Regardless, I’m starting to feel confident in my abilities and think I’m going to enjoy being an English teacher.


Culture

I believe I’m cut out for the country life.  I see the sunrise and sunset every day which usually consists of a neon pink/orange mirage over the sand.  The stars are (dare I say it?) out of this world.  You can look up into the sky and see the spiral arm of the Milky Way.  It entrances me every night.  I don’t believe I’ve seen a single cloud since I’ve come to the North.

On my homestead we have cows, goats, chickens, cats, and dogs which all seem to roam freely.  The goats are everywhere!  It’s a common occurrence for a few to wander on to campus during the day and we get a kick out of it every time. 

While I love being out here, I’m pretty ignorant in terms of farm life.  If any of you remember the reality show “The Simple Life” with Paris Hilton and Nicole Richie…they move out on a farm so that America can laugh at their bourgeoisie lifestyle when it comes to chores and the outdoors…that’s essentially me.  I don’t know how to clean an animal.  I’ve never hand-washed my clothes.  I’ve NEVER eaten this much meat.  I’m a spectacle for the whole family.

I feel gratitude for the opportunity to experience a new perspective but it has also been the most difficult part of training thus far.  Not because I can’t do any of it but because I am watched with a magnifying glass in everything I do.  Also because they don't want to teach me how to do it, they just want to do it all for me.

It took about a week for them to start letting me help with any cleaning or cooking.  They didn’t believe I knew how to do much of anything and that’s true for a good bit of it.  My sister even asked if I knew how to toast bread…with a toaster.


When I’m having a particularly stressful day, I perceive the attention to be from a place of mock rather than curiosity.  What I mean is, they laugh at me A LOT.  And I don’t always love being the circus clown, especially when I can’t understand what they are saying about me.

Our Namibian trainers have been conducting discussions on difficulties we’ve been facing assimilating into our new homes.  This is extremely beneficial since, often times, we misinterpret the reasoning behind why our hosts act the way they do.

It is in Namibian culture to be a good host to visitors.  People share what they have and give only the best to anyone who has come into their home.  Visitors are not supposed to work and it would be rude not to accommodate them.  This helps explain why they did not want to let me cook or do the dishes.

It’s also important to keep in mind: Namibia has only had its independence from South Africa for 25 years.  Before that, people were used to a great divide in races moving along side with Apartheid.  Even today, there isn’t a lot mixing between the races and cultural groups.  Many of the people in my area have never seen a white person. 

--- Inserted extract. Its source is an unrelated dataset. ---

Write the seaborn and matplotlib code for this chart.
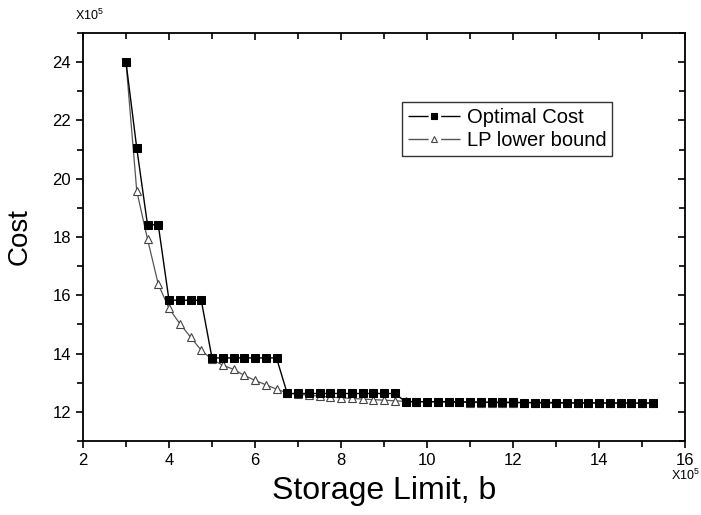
import numpy as np
import pandas as pd
import matplotlib
matplotlib.use("Agg")
import matplotlib.pyplot as plt
from matplotlib.lines import Line2D
from matplotlib.legend_handler import HandlerTuple
import seaborn as sns

# storage limit (x 10^5), step 0.25
storage = [3.0, 3.25, 3.5, 3.75, 4.0, 4.25, 4.5, 4.75, 5.0, 5.25,
           5.5, 5.75, 6.0, 6.25, 6.5, 6.75, 7.0, 7.25, 7.5, 7.75,
           8.0, 8.25, 8.5, 8.75, 9.0, 9.25, 9.5, 9.75, 10.0, 10.25,
           10.5, 10.75, 11.0, 11.25, 11.5, 11.75, 12.0, 12.25, 12.5, 12.75,
           13.0, 13.25, 13.5, 13.75, 14.0, 14.25, 14.5, 14.75, 15.0, 15.25]

# cost (x 10^5)
optimal_cost = [24.0, 21.05, 18.42, 18.42, 15.83, 15.83, 15.83, 15.83, 13.85, 13.85,
                13.85, 13.85, 13.85, 13.85, 13.85, 12.63, 12.63, 12.63, 12.63, 12.63,
                12.63, 12.63, 12.63, 12.63, 12.63, 12.63, 12.35, 12.35, 12.35, 12.35,
                12.35, 12.34, 12.34, 12.34, 12.33, 12.33, 12.33, 12.32, 12.32, 12.32,
                12.32, 12.31, 12.31, 12.31, 12.31, 12.30, 12.30, 12.30, 12.30, 12.30]

lp_lower_bound = [24.0, 19.58, 17.93, 16.38, 15.55, 15.03, 14.57, 14.11, 13.80, 13.60,
                  13.46, 13.25, 13.08, 12.93, 12.78, 12.65, 12.60, 12.57, 12.54, 12.51,
                  12.48, 12.46, 12.44, 12.42, 12.40, 12.38, 12.36, 12.35, 12.34, 12.34,
                  12.33, 12.33, 12.32, 12.32, 12.32, 12.31, 12.31, 12.31, 12.31, 12.30,
                  12.30, 12.30, 12.30, 12.30, 12.30, 12.30, 12.30, 12.30, 12.30, 12.30]

df = pd.DataFrame({"Storage": storage, "Optimal": optimal_cost, "LP": lp_lower_bound})

sns.set_style("ticks")
plt.rcParams["font.family"] = ["Liberation Sans", "DejaVu Sans"]
plt.rcParams["mathtext.default"] = "regular"
plt.rcParams["text.color"] = "black"
plt.rcParams["axes.labelcolor"] = "black"
plt.rcParams["xtick.color"] = "black"
plt.rcParams["ytick.color"] = "black"

fig = plt.figure(figsize=(7.01, 5.15), dpi=100)
ax = fig.add_axes([0.1184, 0.1437, 0.8588, 0.7922])

lp_style = dict(color="#555555", lw=0.9, marker="^", markersize=6,
                markerfacecolor="white", markeredgecolor="#444444",
                markeredgewidth=0.8)
opt_style = dict(color="black", lw=1.0, marker="s", markersize=5.2,
                 markerfacecolor="black", markeredgecolor="black")

sns.lineplot(data=df, x="Storage", y="LP", ax=ax, legend=False, **lp_style)
sns.lineplot(data=df, x="Storage", y="Optimal", ax=ax, legend=False, **opt_style)

ax.set_xlim(2, 16)
ax.set_ylim(11, 25)
ax.set_xticks(np.arange(2, 17, 2))
ax.set_xticks(np.arange(3, 16, 2), minor=True)
ax.set_yticks(np.arange(12, 25, 2))
ax.set_yticks(np.arange(11, 26, 2), minor=True)
ax.tick_params(axis="both", which="both", labelsize=12, width=1.2,
               color="black", labelcolor="black", direction="out")
ax.tick_params(which="major", length=5)
ax.tick_params(which="minor", length=4)
ax.tick_params(top=True, right=True, which="both")

# top / right ticks point inward
for tick in ax.xaxis.get_major_ticks() + ax.xaxis.get_minor_ticks():
    tick.tick2line.set_marker(3)
for tick in ax.yaxis.get_major_ticks() + ax.yaxis.get_minor_ticks():
    tick.tick2line.set_marker(0)

for s in ax.spines.values():
    s.set_linewidth(1.3)
    s.set_color("black")

ax.set_xlabel("Storage Limit, b", fontsize=23, labelpad=6)
ax.set_ylabel("Cost", fontsize=20, labelpad=14)

fig.text(0.107, 0.955, "X10$^5$", fontsize=9, ha="left", va="bottom")
fig.text(0.999, 0.091, "X10$^5$", fontsize=9, ha="right", va="top")

# legend handles: line with a gap around a small marker
def legend_handle(color, lw, marker, face, edge):
    seg = Line2D([], [], color=color, lw=lw, linestyle=(0, (14.5, 9, 14.5)))
    mk = Line2D([], [], linestyle="none", marker=marker, markersize=4,
                markerfacecolor=face, markeredgecolor=edge, markeredgewidth=0.8)
    return (seg, mk)

handles = [legend_handle("black", 1.0, "s", "black", "black"),
           legend_handle("#555555", 1.0, "^", "white", "#444444")]
labels = ["Optimal Cost", "LP lower bound"]
leg = ax.legend(handles, labels, handler_map={tuple: HandlerTuple(ndivide=1, pad=0)},
                loc="upper right", bbox_to_anchor=(0.879, 0.831), borderaxespad=0,
                fontsize=14.5, frameon=True, fancybox=False, edgecolor="black",
                handlelength=2.6, handletextpad=0.3, labelspacing=0.2,
                borderpad=0.3)
leg.get_frame().set_linewidth(1.0)

fig.savefig("out.png", dpi=100)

The older generations are used to being treated as lower class citizens since the German colonization of Southern Africa.  Usually, the black Africans worked as servants for the wealthy and, commonly, cruel whites.  Look in to Namibian history and you will read about the mass genocide of the Herero people by the Germans in the early 20th century.  Sometimes, people mistake us for Germans and we aren’t received all that well, but that’s not so much the case in the northern part of the country.  Here, people only seem shocked at my presence and interest in their culture.

Just last week I went to visit my “host grandmother” who lives on a very traditional homestead.  The previous week she had not wanted me to come to her home because she wasn’t prepared for an oshilumbu (the Oshiwambo word for white person) to visit.  She held my hand throughout the meeting and thanked me profusely for visiting, telling me that I have a good heart to have taken pity on her.  I tried to explain that ”pity” wasn’t the right word for why I was there but she didn’t speak any English and there really wasn’t any use.  It was the first time she had an oshilumbu in her home and it clearly meant something to her.  She gave me a live chicken as a token of good will, $100 to split with my younger brothers (I spent my portion on them anyways), and a puppy.  Yes, I am now a mother to a darling little girl who I’ve named Ombili, which means “peace.” 

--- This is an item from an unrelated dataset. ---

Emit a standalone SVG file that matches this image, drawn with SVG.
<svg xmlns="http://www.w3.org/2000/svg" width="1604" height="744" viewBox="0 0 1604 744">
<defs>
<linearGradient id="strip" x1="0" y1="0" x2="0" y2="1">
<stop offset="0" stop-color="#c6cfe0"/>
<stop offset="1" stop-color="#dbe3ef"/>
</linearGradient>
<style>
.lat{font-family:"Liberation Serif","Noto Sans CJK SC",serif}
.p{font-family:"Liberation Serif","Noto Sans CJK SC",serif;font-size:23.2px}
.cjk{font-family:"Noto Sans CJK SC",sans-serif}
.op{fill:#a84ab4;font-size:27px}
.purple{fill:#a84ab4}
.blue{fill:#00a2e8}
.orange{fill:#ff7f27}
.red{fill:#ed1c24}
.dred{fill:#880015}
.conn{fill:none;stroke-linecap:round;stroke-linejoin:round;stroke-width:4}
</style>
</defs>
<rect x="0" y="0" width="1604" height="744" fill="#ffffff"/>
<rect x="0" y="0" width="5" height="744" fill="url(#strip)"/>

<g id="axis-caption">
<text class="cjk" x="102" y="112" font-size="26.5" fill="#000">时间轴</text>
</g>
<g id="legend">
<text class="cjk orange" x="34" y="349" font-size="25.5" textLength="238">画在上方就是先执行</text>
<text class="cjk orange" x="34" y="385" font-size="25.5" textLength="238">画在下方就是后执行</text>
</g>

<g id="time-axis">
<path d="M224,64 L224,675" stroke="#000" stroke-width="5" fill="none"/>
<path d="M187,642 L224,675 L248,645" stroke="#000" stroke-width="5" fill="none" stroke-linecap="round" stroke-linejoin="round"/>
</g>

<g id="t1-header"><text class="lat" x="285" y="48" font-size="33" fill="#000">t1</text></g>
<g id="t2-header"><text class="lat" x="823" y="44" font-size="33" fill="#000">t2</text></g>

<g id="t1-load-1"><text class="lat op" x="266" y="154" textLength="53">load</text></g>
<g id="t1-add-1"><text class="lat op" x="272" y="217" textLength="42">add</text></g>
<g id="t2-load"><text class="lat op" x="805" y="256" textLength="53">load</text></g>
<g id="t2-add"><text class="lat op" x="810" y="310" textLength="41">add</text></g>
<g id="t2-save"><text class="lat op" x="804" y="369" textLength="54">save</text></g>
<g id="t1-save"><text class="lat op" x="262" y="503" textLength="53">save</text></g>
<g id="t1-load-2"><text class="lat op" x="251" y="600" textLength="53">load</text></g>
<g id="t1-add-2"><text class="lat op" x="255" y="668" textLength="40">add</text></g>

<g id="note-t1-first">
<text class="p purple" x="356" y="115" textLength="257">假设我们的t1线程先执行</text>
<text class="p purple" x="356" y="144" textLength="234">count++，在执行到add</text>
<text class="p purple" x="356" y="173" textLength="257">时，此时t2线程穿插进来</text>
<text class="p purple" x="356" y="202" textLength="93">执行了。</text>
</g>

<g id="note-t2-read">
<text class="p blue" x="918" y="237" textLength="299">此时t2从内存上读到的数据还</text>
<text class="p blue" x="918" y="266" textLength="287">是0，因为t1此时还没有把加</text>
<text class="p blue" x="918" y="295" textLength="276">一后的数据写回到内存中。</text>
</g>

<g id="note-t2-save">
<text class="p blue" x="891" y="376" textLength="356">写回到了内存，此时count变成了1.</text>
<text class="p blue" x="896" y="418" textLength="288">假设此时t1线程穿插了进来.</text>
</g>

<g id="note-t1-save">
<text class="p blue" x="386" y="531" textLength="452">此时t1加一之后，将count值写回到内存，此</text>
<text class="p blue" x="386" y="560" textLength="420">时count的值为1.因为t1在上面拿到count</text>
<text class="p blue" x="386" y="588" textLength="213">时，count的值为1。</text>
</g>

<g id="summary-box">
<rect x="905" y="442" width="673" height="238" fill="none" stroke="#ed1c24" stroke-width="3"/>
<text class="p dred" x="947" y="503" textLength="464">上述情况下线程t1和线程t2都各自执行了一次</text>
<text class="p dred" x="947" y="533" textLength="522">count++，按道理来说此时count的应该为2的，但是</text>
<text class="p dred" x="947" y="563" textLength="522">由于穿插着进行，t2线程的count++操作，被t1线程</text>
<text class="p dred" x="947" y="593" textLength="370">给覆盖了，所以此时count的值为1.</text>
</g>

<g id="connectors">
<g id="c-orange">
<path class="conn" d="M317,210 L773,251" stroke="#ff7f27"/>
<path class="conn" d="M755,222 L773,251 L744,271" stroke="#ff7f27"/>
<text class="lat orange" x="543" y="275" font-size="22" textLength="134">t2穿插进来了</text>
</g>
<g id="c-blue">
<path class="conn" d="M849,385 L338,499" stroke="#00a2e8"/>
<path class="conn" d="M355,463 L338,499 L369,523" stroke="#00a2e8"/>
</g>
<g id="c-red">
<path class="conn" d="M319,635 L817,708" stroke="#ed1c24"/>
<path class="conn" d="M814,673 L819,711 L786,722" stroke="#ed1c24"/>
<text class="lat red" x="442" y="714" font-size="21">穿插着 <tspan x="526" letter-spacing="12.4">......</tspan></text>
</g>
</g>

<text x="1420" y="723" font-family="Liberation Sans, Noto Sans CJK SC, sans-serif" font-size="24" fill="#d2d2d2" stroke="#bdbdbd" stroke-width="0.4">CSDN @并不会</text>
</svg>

Anyways, they may or may not be used to white people but they certainly have never seen one hand wash her own clothes.  Americans have machines or servants that do it all for them.  It’s not necessarily that they are laughing AT me.  They are laughing at the situation.  I can understand that.  

From my perspective, I’m not anything special.  I’m here to be a teacher; a common profession in their society.  All this attention can be overwhelming and often seems ridiculous to me.  I’m used to my space and trying to blend in with the crowd.  That will never happen for me here.

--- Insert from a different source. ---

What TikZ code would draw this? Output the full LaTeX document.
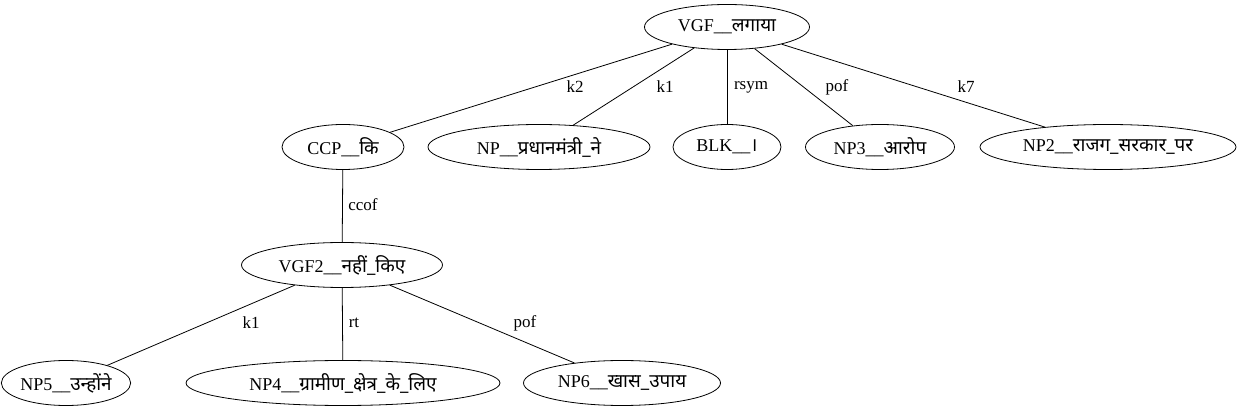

It makes sense that teachers are coming in with the Peace Corps.  I’m not only a teacher, I’m an ambassador.  This is one of the main goals of the Peace Corps: better understanding of new cultures from both sides.  I have taken on the role of representing all Americans; I might even go so far as to say I am representing all white people since that’s so rare to see out here.

This is not an easy role.  I’m constantly challenging stereotypes thrown at me and sometimes I feel like all I can do is apologize for the vast differences in wealth throughout the world, even though I have no control over it. 

I have heard that the Peace Corps makes you feel guilty about your life.  Very true, indeed.

As much as I want to live at the same level as the villagers surrounding me, I’m still getting a steady income and have a bunch of electronics brought over from the States.  People know this about me and so there’s almost this expectation that I’m going to share it all.  While I have enough to share, I can’t support everyone.  If I open that can of worms, I’ll surely drown in it.  But it doesn’t make it any easier to tell people “no.”

Don’t misunderstand; I’m not feeling pity for anyone.  I see a lot of positives in their way of life and find myself envious at times.  I’m feeling the call to change my attitude.  I’m perfectly happy with what I have here and can begin to see materialism float out my open window.

At the end of the day, the things that make me smile are positive relationships, be that with humans or farm animals, nature in all of her beauty, and the opportunity to share knowledge where it is appreciated.  The rest of it (new clothes, a hot shower, etc…) has a minimal effect on my day-to-day mood. 

Strange how some of us have to live through unhappiness "with" in order to find "peace" without.